-- START --
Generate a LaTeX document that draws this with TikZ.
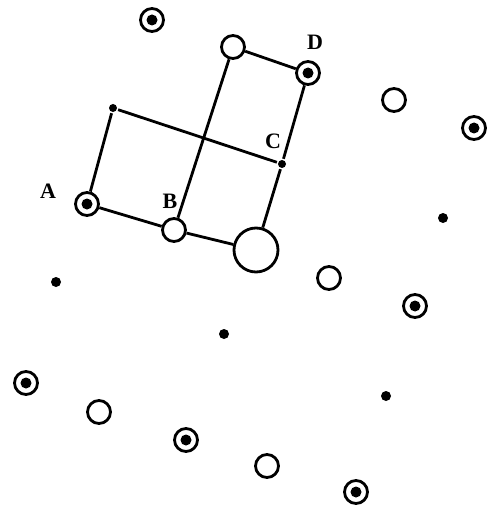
\documentclass[tikz,border=0pt]{standalone}
\usepackage{fontspec}
\setmainfont{Liberation Serif}
\begin{document}
\begin{tikzpicture}[x=1pt,y=-1pt,line width=2.8pt,
  empty/.style={circle,draw,fill=white,inner sep=0pt,minimum size=23pt},
  big/.style={empty,minimum size=44pt},
  ringed/.style={empty,path picture={\fill[black] (path picture bounding box.center) circle (5.5pt);}},
  dot/.style={circle,fill,inner sep=0pt,minimum size=10pt},
  small/.style={dot,minimum size=8pt},
  tag/.style={font=\fontsize{22}{22}\selectfont\bfseries}]
\useasboundingbox (0,0) rectangle (491,513);
% the two squares
\node[ringed] (A) at (87,204) {};
\node[small] (TL) at (113,108) {};
\node[small] (C) at (282,164) {};
\node[empty] (B) at (174,230) {};
\node[big] (X) at (256,250) {};
\node[empty] (T) at (233,47) {};
\node[ringed] (D) at (308,73) {};
\draw (A)--(TL)--(C)--(X)--(B)--(A);
\draw (B)--(T)--(D)--(C);
\node[tag] at (48,191) {A};
\node[tag] at (170,201) {B};
\node[tag] at (273,141) {C};
\node[tag] at (315,42) {D};
% remaining sites
\node[ringed] (r1) at (152,20) {};
\node[ringed] (r2) at (474,128) {};
\node[ringed] (r3) at (415,306) {};
\node[ringed] (r4) at (26,383) {};
\node[ringed] (r5) at (186,440) {};
\node[ringed] (r6) at (356,492) {};
\node[empty] (e1) at (394,100) {};
\node[empty] (e2) at (329,278) {};
\node[empty] (e3) at (99,412) {};
\node[empty] (e4) at (267,466) {};
\node[dot] (d1) at (443,218) {};
\node[dot] (d2) at (56,282) {};
\node[dot] (d3) at (224,334) {};
\node[dot] (d4) at (386,396) {};
\end{tikzpicture}
\end{document}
-- END --
Repeat the data exactly in full, omitting its pictures.

Generate a LaTeX document that draws this with TikZ.
\documentclass[tikz,border=0pt]{standalone}
\usepackage{fontspec}
\setmainfont{Liberation Serif}
\begin{document}
\begin{tikzpicture}[x=1pt,y=-1pt,line width=2.8pt,
  empty/.style={circle,draw,fill=white,inner sep=0pt,minimum size=23pt},
  big/.style={empty,minimum size=44pt},
  ringed/.style={empty,path picture={\fill[black] (path picture bounding box.center) circle (5.5pt);}},
  dot/.style={circle,fill,inner sep=0pt,minimum size=10pt},
  small/.style={dot,minimum size=8pt},
  tag/.style={font=\fontsize{22}{22}\selectfont\bfseries}]
\useasboundingbox (0,0) rectangle (491,513);
% the two squares
\node[ringed] (A) at (87,204) {};
\node[small] (TL) at (113,108) {};
\node[small] (C) at (282,164) {};
\node[empty] (B) at (174,230) {};
\node[big] (X) at (256,250) {};
\node[empty] (T) at (233,47) {};
\node[ringed] (D) at (308,73) {};
\draw (A)--(TL)--(C)--(X)--(B)--(A);
\draw (B)--(T)--(D)--(C);
\node[tag] at (48,191) {A};
\node[tag] at (170,201) {B};
\node[tag] at (273,141) {C};
\node[tag] at (315,42) {D};
% remaining sites
\node[ringed] (r1) at (152,20) {};
\node[ringed] (r2) at (474,128) {};
\node[ringed] (r3) at (415,306) {};
\node[ringed] (r4) at (26,383) {};
\node[ringed] (r5) at (186,440) {};
\node[ringed] (r6) at (356,492) {};
\node[empty] (e1) at (394,100) {};
\node[empty] (e2) at (329,278) {};
\node[empty] (e3) at (99,412) {};
\node[empty] (e4) at (267,466) {};
\node[dot] (d1) at (443,218) {};
\node[dot] (d2) at (56,282) {};
\node[dot] (d3) at (224,334) {};
\node[dot] (d4) at (386,396) {};
\end{tikzpicture}
\end{document}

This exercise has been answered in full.